COLLECTED MATERIAL —
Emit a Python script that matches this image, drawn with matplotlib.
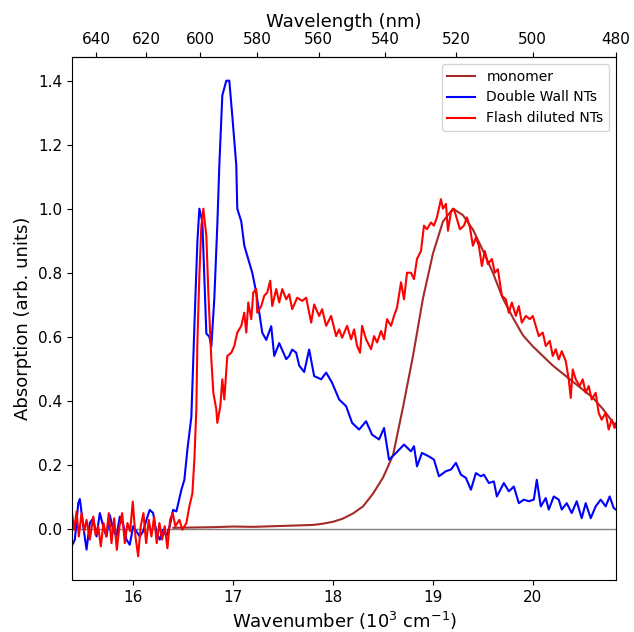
"""
Absorption spectra: monomer vs double wall NTs vs flash diluted NTs
"""

import matplotlib.pyplot as plt
import numpy as np

# wavenumber in 10^3 cm^-1, absorption in arb. units
mono_x = [16.4, 16.6, 16.8, 17.0, 17.2, 17.4, 17.6, 17.8, 17.9, 18.0, 18.1, 18.2, 18.3,
          18.4, 18.5, 18.6, 18.7, 18.8, 18.9, 19.0, 19.1, 19.2, 19.3, 19.4, 19.5, 19.6,
          19.7, 19.8, 19.9, 20.0, 20.2, 20.4, 20.6, 20.7, 20.833]
mono_y = [0.003, 0.004, 0.005, 0.007, 0.006, 0.008, 0.01, 0.012, 0.016, 0.022, 0.032,
          0.048, 0.07, 0.11, 0.16, 0.23, 0.38, 0.54, 0.72, 0.86, 0.96, 1.0, 0.98, 0.935,
          0.87, 0.80, 0.72, 0.66, 0.605, 0.57, 0.51, 0.46, 0.41, 0.375, 0.32]

dw_x = [15.38, 15.413, 15.447, 15.463, 15.497, 15.53, 15.563, 15.597, 15.63, 15.663,
        15.697, 15.73, 15.763, 15.797, 15.83, 15.863, 15.897, 15.93, 15.963, 15.997,
        16.03, 16.063, 16.097, 16.13, 16.163, 16.197, 16.23, 16.263, 16.297, 16.33,
        16.363, 16.397, 16.43, 16.48, 16.51, 16.54, 16.58, 16.61, 16.64, 16.66, 16.69,
        16.73, 16.76, 16.78, 16.81, 16.84, 16.86, 16.89, 16.93, 16.96, 16.99, 17.03,
        17.04, 17.08, 17.11, 17.14, 17.19, 17.23, 17.26, 17.29, 17.33, 17.38, 17.41,
        17.46, 17.53, 17.56, 17.59, 17.63, 17.66, 17.71, 17.76, 17.81, 17.88, 17.93,
        17.99, 18.06, 18.13, 18.19, 18.26, 18.33, 18.39, 18.46, 18.51, 18.56, 18.63,
        18.71, 18.78, 18.81, 18.84, 18.89, 18.96, 19.01, 19.06, 19.13, 19.18, 19.23,
        19.28, 19.33, 19.38, 19.43, 19.48, 19.51, 19.56, 19.61, 19.64, 19.71, 19.76,
        19.81, 19.86, 19.91, 19.96, 20.01, 20.04, 20.08, 20.13, 20.16, 20.21, 20.26,
        20.29, 20.34, 20.39, 20.44, 20.49, 20.53, 20.58, 20.63, 20.68, 20.73, 20.77,
        20.81, 20.833]
dw_y = [-0.055, -0.034, 0.08, 0.093, 0.008, -0.065, 0.018, 0.033, -0.024, 0.049,
        0.008, -0.024, 0.043, -0.003, -0.024, 0.038, 0.013, -0.034, -0.05, 0.008,
        -0.008, -0.024, -0.008, 0.028, 0.059, 0.049, -0.013, -0.034, -0.003, -0.024,
        0.008, 0.059, 0.054, 0.122, 0.153, 0.247, 0.35, 0.63, 0.895, 1.0, 0.96,
        0.61, 0.60, 0.57, 0.72, 0.95, 1.135, 1.354, 1.40, 1.40, 1.29, 1.135,
        1.0, 0.96, 0.885, 0.853, 0.80, 0.738, 0.675, 0.613, 0.59, 0.633, 0.54,
        0.58, 0.53, 0.54, 0.56, 0.55, 0.51, 0.49, 0.56, 0.477, 0.467, 0.488,
        0.456, 0.404, 0.383, 0.331, 0.31, 0.336, 0.294, 0.279, 0.315, 0.216, 0.237,
        0.263, 0.242, 0.258, 0.195, 0.237, 0.226, 0.216, 0.164, 0.18, 0.185, 0.206,
        0.169, 0.159, 0.122, 0.174, 0.164, 0.169, 0.143, 0.148, 0.101, 0.143, 0.117,
        0.132, 0.08, 0.091, 0.086, 0.091, 0.153, 0.07, 0.096, 0.06, 0.101, 0.091,
        0.06, 0.08, 0.049, 0.086, 0.033, 0.08, 0.033, 0.07, 0.091, 0.07, 0.101,
        0.065, 0.06]

fd_x = [15.38, 15.407, 15.43, 15.453, 15.48, 15.507, 15.53, 15.563, 15.597, 15.62,
        15.647, 15.673, 15.70, 15.727, 15.753, 15.78, 15.807, 15.833, 15.86, 15.887,
        15.913, 15.94, 15.967, 15.993, 16.02, 16.047, 16.073, 16.10, 16.127, 16.153,
        16.18, 16.207, 16.233, 16.26, 16.287, 16.313, 16.34, 16.367, 16.393, 16.42,
        16.46, 16.49, 16.53, 16.56, 16.59, 16.61, 16.63, 16.64, 16.66, 16.68, 16.70,
        16.73, 16.75, 16.78, 16.80, 16.83, 16.84, 16.87, 16.89, 16.91, 16.94, 16.98,
        17.01, 17.04, 17.08, 17.11, 17.13, 17.15, 17.18, 17.20, 17.23, 17.24, 17.28,
        17.31, 17.34, 17.37, 17.39, 17.43, 17.46, 17.49, 17.53, 17.56, 17.59, 17.64,
        17.69, 17.73, 17.78, 17.81, 17.86, 17.89, 17.93, 17.98, 18.03, 18.06, 18.09,
        18.14, 18.18, 18.21, 18.24, 18.27, 18.29, 18.33, 18.38, 18.41, 18.44, 18.48,
        18.51, 18.54, 18.58, 18.61, 18.64, 18.68, 18.71, 18.74, 18.78, 18.81, 18.84,
        18.88, 18.91, 18.94, 18.98, 19.01, 19.04, 19.08, 19.10, 19.13, 19.15, 19.18,
        19.21, 19.24, 19.27, 19.31, 19.34, 19.37, 19.40, 19.43, 19.46, 19.49, 19.52,
        19.55, 19.59, 19.62, 19.65, 19.69, 19.73, 19.76, 19.79, 19.83, 19.86, 19.89,
        19.93, 19.97, 20.0, 20.03, 20.06, 20.10, 20.13, 20.17, 20.20, 20.23, 20.26,
        20.29, 20.33, 20.36, 20.38, 20.40, 20.43, 20.47, 20.50, 20.53, 20.56, 20.59,
        20.63, 20.66, 20.69, 20.73, 20.76, 20.79, 20.82, 20.833]
fd_y = [0.06, -0.003, 0.054, -0.024, 0.049, -0.008, 0.028, -0.034, 0.038, -0.019,
        0.008, -0.055, 0.018, -0.024, 0.049, -0.045, 0.033, -0.066, 0.008, 0.049,
        -0.045, 0.018, -0.008, 0.085, -0.024, -0.086, 0.008, 0.049, -0.045, 0.028,
        -0.024, 0.038, -0.045, 0.018, -0.034, 0.008, -0.061, 0.028, 0.049, 0.008,
        0.028, -0.003, 0.018, 0.07, 0.11, 0.216, 0.373, 0.58, 0.79, 0.947, 1.0,
        0.915, 0.738, 0.53, 0.425, 0.373, 0.331, 0.383, 0.467, 0.404, 0.54, 0.55,
        0.571, 0.613, 0.634, 0.675, 0.613, 0.707, 0.655, 0.738, 0.749, 0.675, 0.696,
        0.728, 0.738, 0.775, 0.696, 0.749, 0.707, 0.749, 0.717, 0.733, 0.686, 0.722,
        0.712, 0.722, 0.644, 0.701, 0.665, 0.686, 0.634, 0.665, 0.602, 0.623, 0.597,
        0.634, 0.592, 0.623, 0.571, 0.55, 0.634, 0.592, 0.561, 0.602, 0.582, 0.618,
        0.592, 0.655, 0.634, 0.665, 0.691, 0.77, 0.717, 0.80, 0.80, 0.78, 0.843,
        0.868, 0.947, 0.936, 0.957, 0.947, 0.973, 1.03, 1.0, 1.015, 0.931, 0.989,
        1.0, 0.968, 0.936, 0.947, 0.973, 0.942, 0.884, 0.910, 0.884, 0.821, 0.868,
        0.827, 0.843, 0.80, 0.811, 0.728, 0.717, 0.675, 0.707, 0.665, 0.696, 0.644,
        0.665, 0.655, 0.665, 0.634, 0.602, 0.613, 0.571, 0.587, 0.54, 0.561, 0.529,
        0.555, 0.524, 0.467, 0.409, 0.498, 0.467, 0.446, 0.467, 0.425, 0.446, 0.404,
        0.425, 0.362, 0.341, 0.362, 0.31, 0.341, 0.315, 0.33]

wl_ticks = [640, 620, 600, 580, 560, 540, 520, 500, 480]


def to_nm(k):
    k = np.asarray(k, dtype=float)
    return 1e4 / np.where(k == 0, 1e-9, k)


fig = plt.figure(figsize=(6.34, 6.32), dpi=100)
ax = fig.add_axes([0.1136, 0.0823, 0.858, 0.8275])

ax.plot(mono_x, mono_y, color='brown', lw=1.5, label='monomer')
ax.plot(dw_x, dw_y, color='blue', lw=1.5, label='Double Wall NTs')
ax.plot(fd_x, fd_y, color='red', lw=1.5, label='Flash diluted NTs')
ax.axhline(0, color='grey', lw=1, zorder=0)

ax.set_xlim(1e4 / 650, 1e4 / 480)
ax.set_ylim(-0.16, 1.474)
ax.set_xticks([16, 17, 18, 19, 20])
ax.set_yticks(np.arange(0, 1.41, 0.2))
ax.tick_params(labelsize=11)
ax.set_xlabel('Wavenumber (10$^3$ cm$^{-1}$)', fontsize=13)
ax.set_ylabel('Absorption (arb. units)', fontsize=13)

top = ax.secondary_xaxis('top', functions=(to_nm, to_nm))
top.set_xticks(wl_ticks)
top.tick_params(labelsize=11)
top.set_xlabel('Wavelength (nm)', fontsize=13)

ax.legend(loc='upper right', fontsize=10)

fig.savefig('out.png', dpi=100)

WHAT IS NEEDED —
Omitting all pictures, restate exactly the lines of the material from its start through the line that contains "import numpy as np".

WRITTEN ANSWER —
Emit a Python script that matches this image, drawn with matplotlib.
"""
Absorption spectra: monomer vs double wall NTs vs flash diluted NTs
"""

import matplotlib.pyplot as plt
import numpy as np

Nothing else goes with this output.